Eu & Fim de Semana / Valor Econômico
A sociedade já não dispõe de normas e
valores sociais de referência para nortear a conduta individual e a conduta
coletiva
A cultura popular brasileira tem um
conjunto extenso de desculpas para explicar o aparentemente indesculpável. Há
um esboço de linguagem para eximir de responsabilidade os prováveis
responsáveis pelo inexplicável.
Em 2017, o ministro das Minas e Energia, em
entrevista em Nova York, explicou como fatalidade o pavoroso desastre que
atingiu a pequena localidade de Bento Rodrigues, no município de Mariana, em
Minas Gerais, em 2015.
Foi quando a lama de uma barragem de
dejetos de mineração, que se rompera, a recobriu em poucos minutos. Morreram 19
pessoas, uma área extensa no Vale do Rio Doce foi afetada, com água
contaminada, abastecimento de cidades comprometido, solo afetado, grande número
de pessoas desabrigadas, o meio ambiente danificado, a vida colocada entre
parênteses.

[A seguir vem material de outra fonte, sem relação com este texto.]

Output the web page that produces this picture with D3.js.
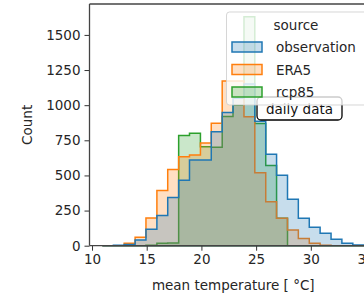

A maior tragédia ambiental da história do país.
A palavra fatalidade para explicar o que aconteceu pode ser utilizada no deciframento do acontecido como palavra analisadora-reveladora, que na sociologia de Henri Lefebvre é o atributo de palavras com força metodológica para desvendar acontecimentos da realidade social. Por que “fatalidade”? A barragem foi obra de engenharia, tudo calculável e previsível: a carga de rejeitos, seu peso, sua força, a capacidade da barragem para aguentá-la e, portanto, o limite de seu enchimento. O próprio risco para as 600 e tantas famílias do povoado abaixo da barragem.